Images are excluded; otherwise, output every record exactly.

------ Data extract

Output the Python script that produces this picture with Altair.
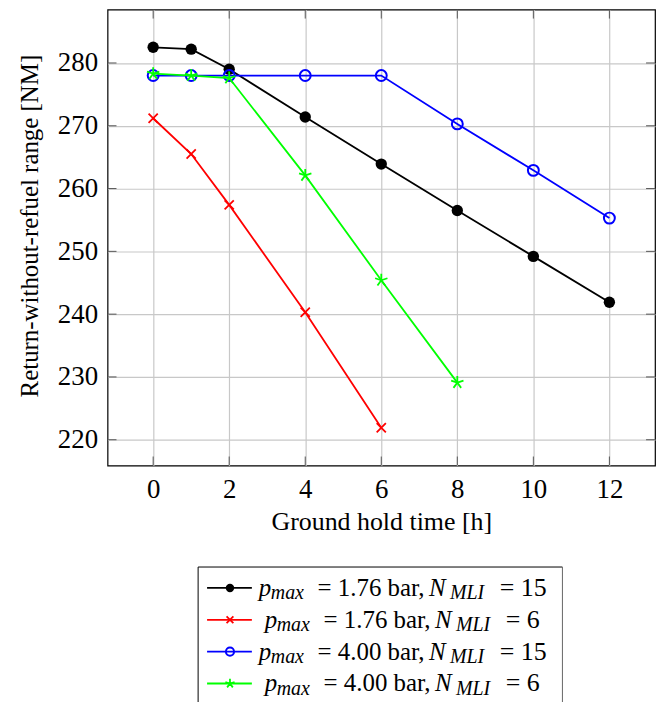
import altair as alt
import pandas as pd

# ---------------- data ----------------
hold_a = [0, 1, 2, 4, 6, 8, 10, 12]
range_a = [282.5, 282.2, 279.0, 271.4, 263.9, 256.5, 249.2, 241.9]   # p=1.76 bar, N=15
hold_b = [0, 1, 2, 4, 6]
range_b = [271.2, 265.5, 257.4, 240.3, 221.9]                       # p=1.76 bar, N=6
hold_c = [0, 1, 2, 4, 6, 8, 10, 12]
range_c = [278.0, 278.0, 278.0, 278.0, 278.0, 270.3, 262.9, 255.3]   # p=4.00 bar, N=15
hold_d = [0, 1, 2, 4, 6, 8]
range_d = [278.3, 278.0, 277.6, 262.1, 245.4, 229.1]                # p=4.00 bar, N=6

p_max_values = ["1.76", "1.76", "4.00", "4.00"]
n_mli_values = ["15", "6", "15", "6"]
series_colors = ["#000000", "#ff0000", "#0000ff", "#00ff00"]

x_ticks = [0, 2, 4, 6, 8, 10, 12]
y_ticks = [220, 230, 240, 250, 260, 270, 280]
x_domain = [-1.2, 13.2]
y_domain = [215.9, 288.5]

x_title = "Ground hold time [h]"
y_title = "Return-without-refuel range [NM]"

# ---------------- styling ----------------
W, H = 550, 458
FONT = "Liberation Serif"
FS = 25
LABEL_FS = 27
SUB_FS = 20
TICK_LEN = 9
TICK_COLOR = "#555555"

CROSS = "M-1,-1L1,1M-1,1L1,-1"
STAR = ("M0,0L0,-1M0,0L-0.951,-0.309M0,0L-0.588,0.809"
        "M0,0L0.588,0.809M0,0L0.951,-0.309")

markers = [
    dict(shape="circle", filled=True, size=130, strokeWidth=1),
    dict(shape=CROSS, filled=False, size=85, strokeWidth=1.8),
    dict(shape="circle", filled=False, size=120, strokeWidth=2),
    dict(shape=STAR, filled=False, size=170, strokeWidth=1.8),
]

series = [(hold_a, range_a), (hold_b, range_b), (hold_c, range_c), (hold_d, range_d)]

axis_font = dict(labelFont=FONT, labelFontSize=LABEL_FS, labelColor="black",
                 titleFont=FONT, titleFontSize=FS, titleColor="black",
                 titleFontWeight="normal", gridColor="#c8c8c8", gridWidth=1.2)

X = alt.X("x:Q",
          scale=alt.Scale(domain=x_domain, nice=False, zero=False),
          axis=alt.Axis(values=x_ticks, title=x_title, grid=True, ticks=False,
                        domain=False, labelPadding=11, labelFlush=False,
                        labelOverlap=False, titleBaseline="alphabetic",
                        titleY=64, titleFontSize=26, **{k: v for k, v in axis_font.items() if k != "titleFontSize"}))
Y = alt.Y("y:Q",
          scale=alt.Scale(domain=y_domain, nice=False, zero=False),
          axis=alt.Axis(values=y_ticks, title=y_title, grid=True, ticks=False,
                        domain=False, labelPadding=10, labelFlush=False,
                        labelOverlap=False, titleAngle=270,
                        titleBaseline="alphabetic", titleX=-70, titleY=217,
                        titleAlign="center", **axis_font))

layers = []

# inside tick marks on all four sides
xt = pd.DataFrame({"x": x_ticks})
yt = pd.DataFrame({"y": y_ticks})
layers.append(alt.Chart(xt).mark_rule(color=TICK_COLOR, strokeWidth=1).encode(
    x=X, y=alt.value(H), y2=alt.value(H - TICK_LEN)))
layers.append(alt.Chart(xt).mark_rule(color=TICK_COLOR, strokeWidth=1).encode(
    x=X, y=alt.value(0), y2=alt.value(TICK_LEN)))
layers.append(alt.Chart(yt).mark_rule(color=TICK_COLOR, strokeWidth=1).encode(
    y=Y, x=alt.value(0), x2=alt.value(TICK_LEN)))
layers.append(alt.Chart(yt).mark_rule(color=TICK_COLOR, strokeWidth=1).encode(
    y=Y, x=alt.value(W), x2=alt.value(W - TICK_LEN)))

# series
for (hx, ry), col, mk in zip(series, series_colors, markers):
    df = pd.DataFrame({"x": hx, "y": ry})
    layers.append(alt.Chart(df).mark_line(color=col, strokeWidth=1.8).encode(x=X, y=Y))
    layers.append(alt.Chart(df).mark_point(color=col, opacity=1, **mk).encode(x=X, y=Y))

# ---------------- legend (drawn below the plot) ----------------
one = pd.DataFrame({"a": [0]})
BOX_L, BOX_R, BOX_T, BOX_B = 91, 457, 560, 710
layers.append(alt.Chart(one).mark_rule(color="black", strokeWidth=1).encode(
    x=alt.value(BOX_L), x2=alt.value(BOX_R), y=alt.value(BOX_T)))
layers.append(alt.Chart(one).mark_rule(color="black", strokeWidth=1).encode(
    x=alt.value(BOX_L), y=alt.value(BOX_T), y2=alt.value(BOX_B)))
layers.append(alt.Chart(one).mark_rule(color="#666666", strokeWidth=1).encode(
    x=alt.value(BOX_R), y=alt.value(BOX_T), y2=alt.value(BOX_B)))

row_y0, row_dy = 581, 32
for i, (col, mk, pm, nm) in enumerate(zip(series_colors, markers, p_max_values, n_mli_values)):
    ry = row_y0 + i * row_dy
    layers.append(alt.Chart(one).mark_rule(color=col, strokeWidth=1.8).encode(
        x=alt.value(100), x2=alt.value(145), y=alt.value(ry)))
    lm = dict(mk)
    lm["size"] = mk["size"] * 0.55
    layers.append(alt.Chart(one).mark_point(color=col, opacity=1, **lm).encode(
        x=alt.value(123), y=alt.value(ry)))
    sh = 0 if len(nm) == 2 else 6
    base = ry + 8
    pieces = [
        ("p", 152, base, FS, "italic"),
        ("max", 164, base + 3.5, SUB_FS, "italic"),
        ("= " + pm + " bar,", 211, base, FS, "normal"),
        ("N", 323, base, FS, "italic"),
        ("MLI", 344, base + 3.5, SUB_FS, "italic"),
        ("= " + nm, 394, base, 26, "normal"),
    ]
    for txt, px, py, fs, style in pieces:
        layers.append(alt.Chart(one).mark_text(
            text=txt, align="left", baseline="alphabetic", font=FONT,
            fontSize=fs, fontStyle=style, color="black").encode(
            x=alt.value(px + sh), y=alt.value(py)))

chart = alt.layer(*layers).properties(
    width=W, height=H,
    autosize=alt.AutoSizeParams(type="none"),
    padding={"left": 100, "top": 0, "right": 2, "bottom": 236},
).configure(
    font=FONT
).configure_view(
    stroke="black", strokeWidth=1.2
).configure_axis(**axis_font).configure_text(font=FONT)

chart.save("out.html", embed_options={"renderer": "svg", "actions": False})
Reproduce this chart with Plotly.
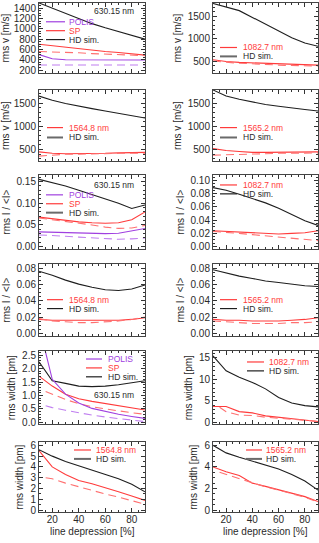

------------

# Reply to the exercise
Output the Python script that produces this picture with Altair.
import altair as alt
import pandas as pd

# ---------------- data ----------------
hold_a = [0, 1, 2, 4, 6, 8, 10, 12]
range_a = [282.5, 282.2, 279.0, 271.4, 263.9, 256.5, 249.2, 241.9]   # p=1.76 bar, N=15
hold_b = [0, 1, 2, 4, 6]
range_b = [271.2, 265.5, 257.4, 240.3, 221.9]                       # p=1.76 bar, N=6
hold_c = [0, 1, 2, 4, 6, 8, 10, 12]
range_c = [278.0, 278.0, 278.0, 278.0, 278.0, 270.3, 262.9, 255.3]   # p=4.00 bar, N=15
hold_d = [0, 1, 2, 4, 6, 8]
range_d = [278.3, 278.0, 277.6, 262.1, 245.4, 229.1]                # p=4.00 bar, N=6

p_max_values = ["1.76", "1.76", "4.00", "4.00"]
n_mli_values = ["15", "6", "15", "6"]
series_colors = ["#000000", "#ff0000", "#0000ff", "#00ff00"]

x_ticks = [0, 2, 4, 6, 8, 10, 12]
y_ticks = [220, 230, 240, 250, 260, 270, 280]
x_domain = [-1.2, 13.2]
y_domain = [215.9, 288.5]

x_title = "Ground hold time [h]"
y_title = "Return-without-refuel range [NM]"

# ---------------- styling ----------------
W, H = 550, 458
FONT = "Liberation Serif"
FS = 25
LABEL_FS = 27
SUB_FS = 20
TICK_LEN = 9
TICK_COLOR = "#555555"

CROSS = "M-1,-1L1,1M-1,1L1,-1"
STAR = ("M0,0L0,-1M0,0L-0.951,-0.309M0,0L-0.588,0.809"
        "M0,0L0.588,0.809M0,0L0.951,-0.309")

markers = [
    dict(shape="circle", filled=True, size=130, strokeWidth=1),
    dict(shape=CROSS, filled=False, size=85, strokeWidth=1.8),
    dict(shape="circle", filled=False, size=120, strokeWidth=2),
    dict(shape=STAR, filled=False, size=170, strokeWidth=1.8),
]

series = [(hold_a, range_a), (hold_b, range_b), (hold_c, range_c), (hold_d, range_d)]

axis_font = dict(labelFont=FONT, labelFontSize=LABEL_FS, labelColor="black",
                 titleFont=FONT, titleFontSize=FS, titleColor="black",
                 titleFontWeight="normal", gridColor="#c8c8c8", gridWidth=1.2)

X = alt.X("x:Q",
          scale=alt.Scale(domain=x_domain, nice=False, zero=False),
          axis=alt.Axis(values=x_ticks, title=x_title, grid=True, ticks=False,
                        domain=False, labelPadding=11, labelFlush=False,
                        labelOverlap=False, titleBaseline="alphabetic",
                        titleY=64, titleFontSize=26, **{k: v for k, v in axis_font.items() if k != "titleFontSize"}))
Y = alt.Y("y:Q",
          scale=alt.Scale(domain=y_domain, nice=False, zero=False),
          axis=alt.Axis(values=y_ticks, title=y_title, grid=True, ticks=False,
                        domain=False, labelPadding=10, labelFlush=False,
                        labelOverlap=False, titleAngle=270,
                        titleBaseline="alphabetic", titleX=-70, titleY=217,
                        titleAlign="center", **axis_font))

layers = []

# inside tick marks on all four sides
xt = pd.DataFrame({"x": x_ticks})
yt = pd.DataFrame({"y": y_ticks})
layers.append(alt.Chart(xt).mark_rule(color=TICK_COLOR, strokeWidth=1).encode(
    x=X, y=alt.value(H), y2=alt.value(H - TICK_LEN)))
layers.append(alt.Chart(xt).mark_rule(color=TICK_COLOR, strokeWidth=1).encode(
    x=X, y=alt.value(0), y2=alt.value(TICK_LEN)))
layers.append(alt.Chart(yt).mark_rule(color=TICK_COLOR, strokeWidth=1).encode(
    y=Y, x=alt.value(0), x2=alt.value(TICK_LEN)))
layers.append(alt.Chart(yt).mark_rule(color=TICK_COLOR, strokeWidth=1).encode(
    y=Y, x=alt.value(W), x2=alt.value(W - TICK_LEN)))

# series
for (hx, ry), col, mk in zip(series, series_colors, markers):
    df = pd.DataFrame({"x": hx, "y": ry})
    layers.append(alt.Chart(df).mark_line(color=col, strokeWidth=1.8).encode(x=X, y=Y))
    layers.append(alt.Chart(df).mark_point(color=col, opacity=1, **mk).encode(x=X, y=Y))

# ---------------- legend (drawn below the plot) ----------------
one = pd.DataFrame({"a": [0]})
BOX_L, BOX_R, BOX_T, BOX_B = 91, 457, 560, 710
layers.append(alt.Chart(one).mark_rule(color="black", strokeWidth=1).encode(
    x=alt.value(BOX_L), x2=alt.value(BOX_R), y=alt.value(BOX_T)))
layers.append(alt.Chart(one).mark_rule(color="black", strokeWidth=1).encode(
    x=alt.value(BOX_L), y=alt.value(BOX_T), y2=alt.value(BOX_B)))
layers.append(alt.Chart(one).mark_rule(color="#666666", strokeWidth=1).encode(
    x=alt.value(BOX_R), y=alt.value(BOX_T), y2=alt.value(BOX_B)))

row_y0, row_dy = 581, 32
for i, (col, mk, pm, nm) in enumerate(zip(series_colors, markers, p_max_values, n_mli_values)):
    ry = row_y0 + i * row_dy
    layers.append(alt.Chart(one).mark_rule(color=col, strokeWidth=1.8).encode(
        x=alt.value(100), x2=alt.value(145), y=alt.value(ry)))
    lm = dict(mk)
    lm["size"] = mk["size"] * 0.55
    layers.append(alt.Chart(one).mark_point(color=col, opacity=1, **lm).encode(
        x=alt.value(123), y=alt.value(ry)))
    sh = 0 if len(nm) == 2 else 6
    base = ry + 8
    pieces = [
        ("p", 152, base, FS, "italic"),
        ("max", 164, base + 3.5, SUB_FS, "italic"),
        ("= " + pm + " bar,", 211, base, FS, "normal"),
        ("N", 323, base, FS, "italic"),
        ("MLI", 344, base + 3.5, SUB_FS, "italic"),
        ("= " + nm, 394, base, 26, "normal"),
    ]
    for txt, px, py, fs, style in pieces:
        layers.append(alt.Chart(one).mark_text(
            text=txt, align="left", baseline="alphabetic", font=FONT,
            fontSize=fs, fontStyle=style, color="black").encode(
            x=alt.value(px + sh), y=alt.value(py)))

chart = alt.layer(*layers).properties(
    width=W, height=H,
    autosize=alt.AutoSizeParams(type="none"),
    padding={"left": 100, "top": 0, "right": 2, "bottom": 236},
).configure(
    font=FONT
).configure_view(
    stroke="black", strokeWidth=1.2
).configure_axis(**axis_font).configure_text(font=FONT)

chart.save("out.html", embed_options={"renderer": "svg", "actions": False})
Reproduce this chart with Plotly.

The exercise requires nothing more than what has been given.